The state of Pennsylvania is testing the sale of wine by vending machine. Normally, alcohol may only be sold in stores owned and run by the state, but the Liquor Control Board has installed two wine kiosks in Giant Food stores for a trial run. The consumer first swipes a photo ID, then looks into a camera to verify that he or she is the same person. Then, the would-be wine drinker blows into a breathalyzer to determine their blood alcohol level. If they are over 21 and sober, they are then allowed to purchase wine from the high-tech machine. If the experiment works (and it seems to be going well thus far), the state will install 100 similar kiosks in various locations.
In nearby New York, the Department of Health is sponsoring a pilot project to control the sale of junk food. In a handful of convenience stores, the sale of Twinkies is monitored by automated kiosk. After taking a seat in front of the machine, customers insert their left arm into a special tube that takes a small blood sample. The sample is analyzed to determine the level of cholesterol and trans fats in the person’s system. During the final step, the machine pinches the person’s arm and runs a quick body fat percentage assessment. If everything checks out, the customer receives his or her Twinkies and leaves happily, munching away. Officials see this as a companion measure to the ban on trans fats recently instituted in New York City restaurants.
What’s the difference between these two scenarios?
The first one is true, while the second obviously is not. They are approximately equal in their level of absurdity, and both are frightening.
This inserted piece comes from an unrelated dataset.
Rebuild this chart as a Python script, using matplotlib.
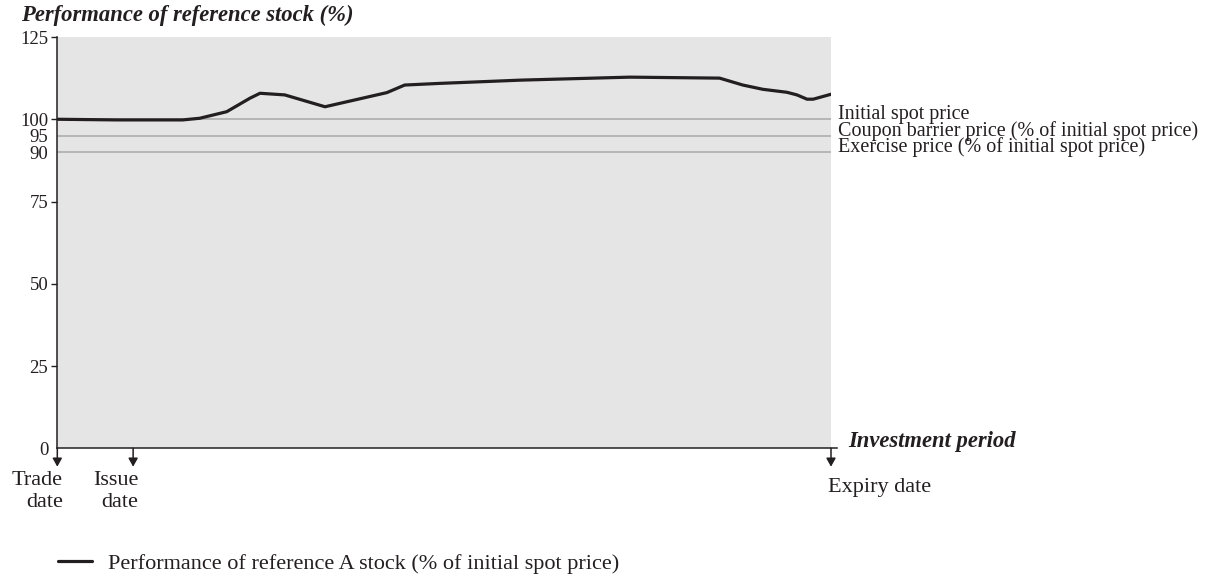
import matplotlib
matplotlib.use("Agg")
import matplotlib.pyplot as plt
from matplotlib.lines import Line2D

plt.rcParams['font.family'] = ['Liberation Serif', 'DejaVu Serif']

# ---- data ----
period = [0, 7.7, 16.2, 18.4, 21.9, 24.9, 26.2, 29.4, 34.6, 42.6, 44.9, 49.4,
          60, 74.0, 85.6, 88.6, 91.2, 94.3, 95.6, 96.9, 97.7, 100]
performance = [100.0, 99.8, 99.8, 100.3, 102.3, 106.4, 107.9, 107.4, 103.8, 108.1, 110.4, 110.9,
               111.9, 112.8, 112.5, 110.4, 109.1, 108.2, 107.4, 106.1, 106.1, 107.6]
levels = [100, 95, 90]
level_labels = ["Initial spot price",
                "Coupon barrier price (% of initial spot price)",
                "Exercise price (% of initial spot price)"]
yticks = [0, 25, 50, 75, 90, 95, 100, 125]
date_positions = [0, 9.8, 100]
date_labels = ["Trade\ndate", "Issue\ndate", "Expiry date"]

INK = '#231f20'
BG = '#e5e5e5'
REF = '#a8a8a8'
PX = 0.72  # points per pixel at 100 dpi

fig = plt.figure(figsize=(12.14, 5.85), dpi=100)
ax = fig.add_axes([57.3/1214, (585-448.3)/585, (831-57.3)/1214, (448.3-37)/585])
ax.set_facecolor(BG)
ax.set_xlim(0, 100)
ax.set_ylim(0, 125)

for lv, lab in zip(levels, level_labels):
    ax.axhline(lv, color=REF, lw=1.1, zorder=1)
    ax.annotate(lab, xy=(100, lv), xytext=(7*PX, 0), textcoords='offset points',
                va='baseline', ha='left', fontsize=14.5, color=INK, annotation_clip=False)

line, = ax.plot(period, performance, color=INK, lw=2.3, solid_joinstyle='round',
                solid_capstyle='round', zorder=3)

# spines
for s in ['top', 'right', 'bottom']:
    ax.spines[s].set_visible(False)
ax.spines['left'].set_color(INK)
ax.spines['left'].set_linewidth(1.1)
ax.add_line(Line2D([0, 100.8], [0, 0], color=INK, lw=1.1, clip_on=False, zorder=4))

ax.set_xticks([])
ax.set_yticks(yticks)
ax.set_yticklabels([str(t) for t in yticks], fontsize=13.5, color=INK)
ax.tick_params(axis='y', length=4, width=1.0, color=INK, pad=2.5)
for t, tk in zip(yticks, ax.yaxis.get_major_ticks()):
    if t in (0, 90, 95):
        tk.tick1line.set_visible(False)

# date arrows
for xp, lab in zip(date_positions, date_labels):
    ax.annotate('', xy=(xp, -5.6), xytext=(xp, 0), annotation_clip=False,
                arrowprops=dict(arrowstyle='-|>,head_length=0.5,head_width=0.28',
                                color=INK, lw=1.1, shrinkA=0, shrinkB=0))
    if '\n' in lab:
        ax.annotate(lab, xy=(xp, 0), xytext=(5.4*PX, -58.7*PX), textcoords='offset points',
                    ha='right', va='baseline', fontsize=16, color=INK,
                    multialignment='right', linespacing=1.22, annotation_clip=False)
    else:
        ax.annotate(lab, xy=(xp, 0), xytext=(-2.7*PX, -43.4*PX), textcoords='offset points',
                    ha='left', va='baseline', fontsize=16, color=INK, annotation_clip=False)

ax.annotate('Investment period', xy=(100, 0), xytext=(17.3*PX, 1*PX), textcoords='offset points',
            ha='left', va='baseline', fontsize=16.3, fontweight='bold', fontstyle='italic',
            color=INK, annotation_clip=False)

fig.text(21/1214, 1-21.5/585, 'Performance of reference stock (%)', fontsize=16.3,
         fontweight='bold', fontstyle='italic', color=INK, ha='left', va='baseline')

fig.legend(handles=[line], labels=['Performance of reference A stock (% of initial spot price)'],
           loc='center left', bbox_to_anchor=(58.3/1214, 1-563.3/585), frameon=False,
           borderpad=0, borderaxespad=0, handlelength=1.5, handletextpad=0.75,
           prop={'size': 16}, labelcolor=INK)

fig.savefig('out.png', dpi=100)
Among other things, remember that the Pennsylvania kiosk is a machine, and probably just as unreliable as the vending machines that are constantly eating my money and giving me nothing in return. Even the Liquor Control Board admits that you’re unlikely to pass the breathalyzer if you’ve been gargling with Listerine.
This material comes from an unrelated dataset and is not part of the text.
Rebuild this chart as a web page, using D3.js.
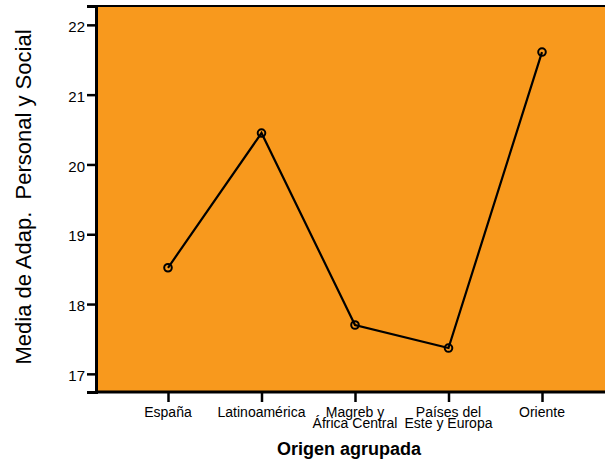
<!DOCTYPE html>
<html>
<head>
<meta charset="utf-8">
<script src="https://cdn.jsdelivr.net/npm/d3@7"></script>
<style>
  html, body { margin: 0; padding: 0; background: #fff; }
  svg { display: block; font-family: "Liberation Sans", Arial, sans-serif; }
</style>
</head>
<body>
<svg id="chart" width="605" height="461"></svg>
<script>
// Mean personal & social adaptation by grouped origin
const categories = [
  ["España"],
  ["Latinoamérica"],
  ["Magreb y", "África Central"],
  ["Países del", "Este y Europa"],
  ["Oriente"]
];
const means = [18.52, 20.45, 17.70, 17.37, 21.61];
const yTicks = [17, 18, 19, 20, 21, 22];

const svg = d3.select("#chart");
const plot = { left: 96, top: 6, right: 640, bottom: 392 };

const keys = categories.map(c => c.join(" "));
const x = d3.scalePoint().domain(keys).range([168, 542]);
const y = d3.scaleLinear().domain([16.74, 22.27]).range([plot.bottom, plot.top]);

// plot background
svg.append("rect")
  .attr("x", plot.left).attr("y", plot.top)
  .attr("width", plot.right - plot.left).attr("height", plot.bottom - plot.top)
  .attr("fill", "#f8991d")
  .attr("stroke", "#000").attr("stroke-width", 2);

// y axis
const yAxis = svg.append("g")
  .attr("transform", `translate(${plot.left},0)`)
  .call(d3.axisLeft(y).tickValues(yTicks).tickFormat(d3.format("d")).tickSize(9).tickPadding(2));
yAxis.select(".domain").attr("stroke", "#000").attr("stroke-width", 3);
yAxis.selectAll(".tick line").attr("stroke", "#000").attr("stroke-width", 2.5);
yAxis.selectAll(".tick text")
  .attr("font-size", 15).attr("fill", "#000")
  .attr("font-family", "Liberation Sans, Arial, sans-serif")
  .attr("dy", "0.45em");

// x axis
const xAxis = svg.append("g")
  .attr("transform", `translate(0,${plot.bottom})`)
  .call(d3.axisBottom(x).tickSize(10).tickFormat(""));
xAxis.select(".domain").attr("stroke", "#000").attr("stroke-width", 3)
  .attr("d", `M${plot.left},0H${plot.right}`);
xAxis.selectAll(".tick line").attr("stroke", "#000").attr("stroke-width", 2.5);

// multi-line category labels (lines set tightly)
categories.forEach((lines, i) => {
  const t = svg.append("text")
    .attr("x", x(keys[i]))
    .attr("y", 417)
    .attr("text-anchor", "middle")
    .attr("font-size", 14)
    .attr("fill", "#000");
  lines.forEach((ln, j) => {
    t.append("tspan").attr("x", x(keys[i])).attr("dy", j === 0 ? 0 : 10.5).text(ln);
  });
});

// axis titles
svg.append("text")
  .attr("x", 349).attr("y", 455)
  .attr("text-anchor", "middle")
  .attr("font-size", 18).attr("font-weight", "bold")
  .attr("fill", "#000")
  .text("Origen agrupada");

svg.append("text")
  .attr("transform", `translate(31,197) rotate(-90)`)
  .attr("text-anchor", "middle")
  .attr("font-size", 22)
  .attr("fill", "#000")
  .attr("xml:space", "preserve")
  .style("white-space", "pre")
  .text("Media de Adap.  Personal y Social");

// line and markers
const data = keys.map((k, i) => ({ k, v: means[i] }));
svg.append("path")
  .datum(data)
  .attr("fill", "none")
  .attr("stroke", "#000")
  .attr("stroke-width", 2.2)
  .attr("d", d3.line().x(d => x(d.k)).y(d => y(d.v)));

svg.selectAll("circle.pt")
  .data(data)
  .join("circle")
  .attr("class", "pt")
  .attr("cx", d => x(d.k))
  .attr("cy", d => y(d.v))
  .attr("r", 3.8)
  .attr("fill", "none")
  .attr("stroke", "#000")
  .attr("stroke-width", 2);
</script>
</body>
</html>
Yes, intoxicated individuals should not be allowed to buy more alcohol and go out on the road with it. We all agree with this. It is a threat to public health, but very different from some poor slob eating fried chicken at a truck stop. The common thread between these two situations is control, or the ability of some people to tell others what to do.
It’s also curious that the breathalyzer is only required when attempting to purchase alcohol by machine. Unless you’re grossly and obviously intoxicated (or unable to hide it), you can presumably purchase booze at a state-run store and drive away with it. Imagine the effect on business if the clerks at the Liquor Control board stores subjected their customers to the test.
First they came and forced me to take a breathlyzer, and I said nothing because I wasn’t drunk. Then they came for my Twinkies, and I said nothing because I did not like Twinkies. What’s next?